Starnberg:Autofahrer verletzt Radler lebensgefährlich und kehrt nach 23 Minuten zurück

Abbiegespur zur Dinardstraße; Kreuzung Hauptstraße und Söckinger Straße

Beim Abbiegen von der Hauptstraße in die Dinardstraße hat der Starnberger den Radfahrer übersehen.

(Foto: Franz Xaver Fuchs)

Der 48-jährige Unternehmensberater muss sich vor dem Amtsgericht wegen des Unfalls am "Seufzerberg" verantworten - und entgeht nur knapp dem Gefängnis.

Von Christian Deussing

Der Mann sitzt mit gefalteten Händen erstmals in seinem Leben auf einer Anklagebank. Er hatte bis zum Juli 2015 nie einen Unfall und die B 2-Kreuzung am Starnberger "Seufzerberg" schon zigmal mit dem Auto überquert. Doch in dieser einen Nacht war der 48-Jährige nach einem langen Arbeitstag eine Sekunde unaufmerksam und erfasste beim Linksabbiegen mit seinem Wagen einen entgegenkommenden Radfahrer. Der 20-Jährige erlitt beim Aufprall lebensgefährliche Kopfverletzungen. Laut Anklage war der Starnberger geflüchtet und erst nach 23 Minuten zurückgekehrt. Der geständige Pkw-Fahrer wurde am Donnerstag vom Starnberger Amtsgericht wegen fahrlässiger Körperverletzung und Unfallflucht zu einer Geldstrafe von 90 Tagessätzen zu 370 Euro und dreimonatigem Fahrverbot verurteilt.

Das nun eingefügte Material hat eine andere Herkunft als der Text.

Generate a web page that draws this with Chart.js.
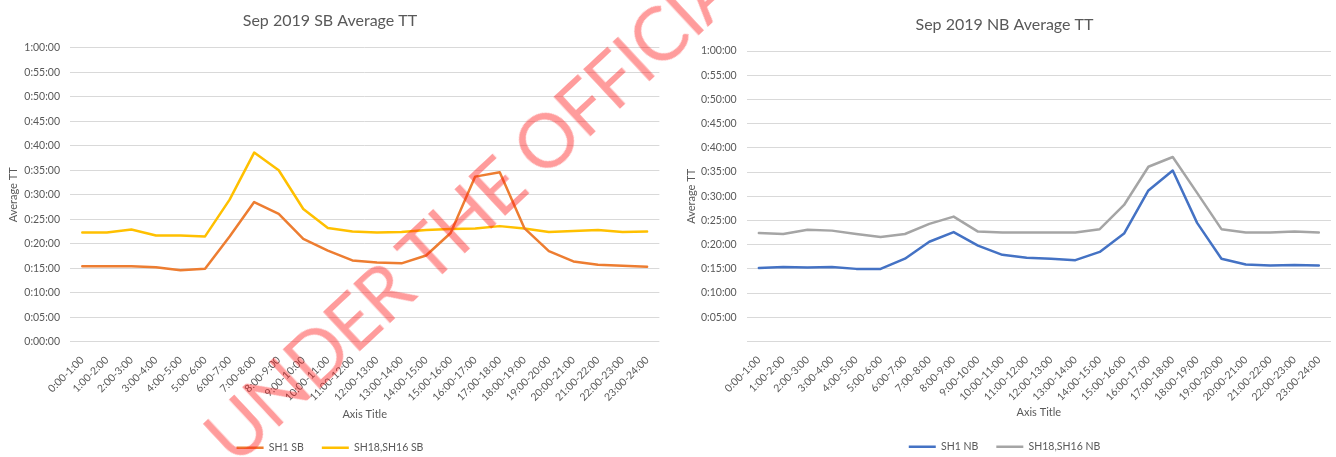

"Ich habe niemanden gesehen, aber wie aus heiterem Himmel einen Krach am Auto gehört", erzählt der 48-jährige Unternehmensberater im Prozess mit teils stockender Stimme. Daheim habe er die eingedellte Beifahrertür und den beschädigten Kotflügel bemerkt und sei mit seiner Frau zum Unfallort zurückgekehrt. Dort kämpften Notärzte um das Leben des Radlers, der ohne Licht und Helm unterwegs gewesen war. Das Unfallopfer lag wochenlang im Koma und musste in einer Münchner Klinik siebenmal operiert werden. Danach begann die Reha-Behandlung.

"Ich habe fast immer Schmerzen im Kopf und kann nicht arbeiten", berichtet der junge Mann, der nach Aussage von Ärzte wohl dauerhaft unter den Unfallfolgen zu leiden habe. An die Kollision kann er sich nicht mehr erinnern. Der Angeklagte hört erschüttert zu, auch bei ihm hat die Unfallnacht tiefe Spuren hinterlassen. Der Familienvater steht auf, gibt dem Unfallgegner die Hand und versichert: "Ich habe Sie nicht gesehen, es tut mir sehr leid." Der Zeuge nimmt die Entschuldigung an und verlässt wenig später traurig den Saal.

Vernommen werden auch der Freund des Unfallopfers, der aber 20 Meter hinter ihm geradelt war. Ein Taxifahrer stand damals vor der roten Ampel am "Seufzerberg" und erinnert sich an einen "fürchterlichen Schlag" und an ein Auto, das mit "überhöhter Geschwindigkeit" von der Hauptstraße aus in die Dinardstraße eingebogen sei. Doch für den Unfallgutachter ist ein zu hohes Tempo nicht nachweisbar. Allerdings gebe es deutliche Anzeichen, dass der Pkw-Fahrer die "Kurve geschnitten und den Radfahrer auch ohne Licht hätte sehen müssen", sagt der Sachverständige.

Weiter ergab sich, dass der Starnberger seinerzeit mit knapp 0,2 Promille leicht alkoholisiert war. Er hatte nach einer Geschäftsreise nach eigenen Angaben auf einer Feier noch ein Weißbier getrunken. Der Angeklagte sei "haarscharf am Gefängnis vorbei gefahren", erklärt Amtsrichter Franz von Hunoltstein. Denn bei "einem Glas mehr" und Ableben des Radfahrers wäre es um Trunkenheit im Straßenverkehr und "fahrlässige Tötung" gegangen. Der Richter und auch der Staatsanwalt zeigten sich in dem Prozess aber beeindruckt von der "ehrlichen und nicht gespielten Entschuldigung" des von Anfang sehr kooperativen Angeklagten - der zudem bereits 10 000 Euro an Schmerzensgeld für den schwer verletzten Radler gezahlt hat.

Der Richter sprach von einem "Augenblicksversagen" und einer Unfallflucht, die aber wohl auch unter Schock erfolgt sei. Eine gewisse Mitschuld gab das Gericht aber auch dem Fahrradfahrer, der unbeleuchtet die Straße queren wollte. Der Angeklagte und sein Verteidiger akzeptierten das Urteil.